Sedangkan menurut Ahmad Ibrahim Bek, menyatakan muamalah adalah
peraturan-peraturan mengenai tiap yang berhubungan dengan urusan dunia, seperti
perdagangan dan semua mengenai kebendaan, perkawinan, thalak, sanksi-sanksi,
peradilan dan yang berhubungan dengan manajemen perkantoran, baik umum ataupun
khusus, yang telah ditetapkan dasar-dasarnya secara umum atau global dan
terperinci untuk dijadikan petunjuk bagi manusia dalam bertukar manfaat di
antara mereka.
Adapun sistem-sistem yang terkait dengan muamalah
adalah sebagai berikut :
1)
Hukum
Hukum berasal dari bahasa arab yang berbentuk mufrad (tunggal). Kata
jamaknya diambil alih dalam bahasa indonesia menjadi “hukum”. Hukum juga
dinamakan recht yang berasal dari kata rechtum, di ambil dari bahasa latin yang
berarti pimpinan atau tuntunan atau pemerintahan.
Di dalam ilmu ushul fiqih terdapat beberapa istilah yang berkaitan dengan
hukum, yaitu hukum (الحكم), hakim (الحاكم), mahkum fihi (محكوم فيه), dan mahkum ‘alaih (محكوم عليه).

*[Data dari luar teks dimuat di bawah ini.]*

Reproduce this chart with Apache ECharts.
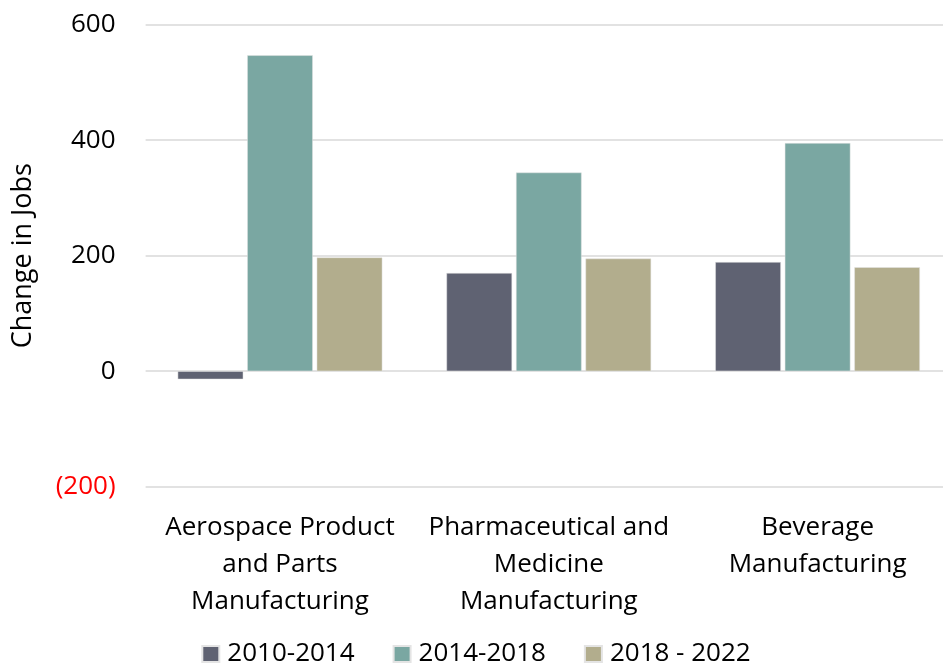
<!DOCTYPE html>
<html>
<head>
<meta charset="utf-8">
<script src="https://cdn.jsdelivr.net/npm/echarts@6/dist/echarts.min.js"></script>
<style>html,body{margin:0;padding:0;background:#fff;overflow:hidden}#c{width:952px;height:666px}</style>
</head>
<body>
<div id="c"></div>
<script>
var categories = ["Aerospace Product\nand Parts\nManufacturing", "Pharmaceutical and\nMedicine\nManufacturing", "Beverage\nManufacturing"];
var seriesNames = ["2010-2014", "2014-2018", "2018 - 2022"];
var s2010_2014 = [-14, 170, 189];
var s2014_2018 = [547, 344, 395];
var s2018_2022 = [197, 195, 180];
var yTicks = { min: -200, max: 600, interval: 200 };
var colors = ["#5f6272", "#7aa7a2", "#b2ad8d"];
var FONT = "Open Sans";

var chart = echarts.init(document.getElementById('c'), null, {renderer: 'canvas'});
var data = [s2010_2014, s2014_2018, s2018_2022];
chart.setOption({
  animation: false,
  textStyle: { fontFamily: FONT },
  grid: { left: 145.6, right: 0, top: 24.7, bottom: 179.3 },
  legend: {
    data: seriesNames,
    bottom: -1,
    left: 'center',
    padding: 0,
    itemWidth: 17, itemHeight: 16, itemGap: 38,
    icon: 'rect',
    textStyle: { fontSize: 26, color: '#000', fontFamily: FONT, padding: [0, 0, 0, 3] }
  },
  xAxis: {
    type: 'category',
    data: categories,
    axisLine: { show: false, onZero: false },
    axisTick: { show: false },
    axisLabel: { fontSize: 26, color: '#000', lineHeight: 37, margin: 22, interval: 0, fontFamily: FONT }
  },
  yAxis: {
    type: 'value',
    min: yTicks.min, max: yTicks.max, interval: yTicks.interval,
    name: 'Change in Jobs',
    nameLocation: 'middle',
    nameGap: 109,
    nameRotate: 90,
    nameTextStyle: { fontSize: 27, color: '#000', fontFamily: FONT },
    axisLine: { show: false },
    axisTick: { show: false },
    splitLine: { lineStyle: { color: '#d9d9d9', width: 1.5 } },
    axisLabel: {
      fontSize: 26, margin: 30, fontFamily: FONT,
      formatter: function (v) { return v < 0 ? '{neg|(' + Math.abs(v) + ')}' : '{pos|' + v + '}'; },
      rich: { neg: { color: '#ff0000', fontSize: 26, fontFamily: FONT }, pos: { color: '#000', fontSize: 26, fontFamily: FONT } }
    }
  },
  series: seriesNames.map(function (n, i) {
    return {
      name: n, type: 'bar', data: data[i],
      barWidth: '24.4%', barGap: '6%',
      itemStyle: { color: colors[i], borderColor: '#e4e4e4', borderWidth: 0.5 }
    };
  })
});
</script>
</body>
</html>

Secara
bahasa hukum (الحكم) berarti man’u (المنع) yang berarti “mencegah”, hukum juga
berarti qadla’ (القضاء) yang berarti “putusan”.[10]
Adapun secara istilah, pengertian hukum menurut ulama’ ushul yaitu:
الحكم هو خطاب الشارع المتعلق بافعال المكلفين , طلبا او تخييرا او وضعا.
“Hukum adalah khitab
syari’ (Allah) yang berhubungan dengan perbuatan seoarang mukallaf, berupa
tuntutan, pilihan ataupun ketetapan.
Dapat disimpulkan
bahwa hukum bermakna sebuah ketentuan atau peraturan-peraturan yang harus
dilaksanakan dan bagi yang melanggarnya akan mendapatkan hukuman atau sanksi
sesuai dengan kesalahan yang diperbuat.[11]
2)
Pendidikan
Kata Pendidikan berdasarkan KBI berasal dari
kata ‘didik’ dan kemudian mendapat imbuhan ‘pe’ dan akhiran ‘an’, maka kata ini
mempunyai arti proses atau cara atau perbuatan mendidik.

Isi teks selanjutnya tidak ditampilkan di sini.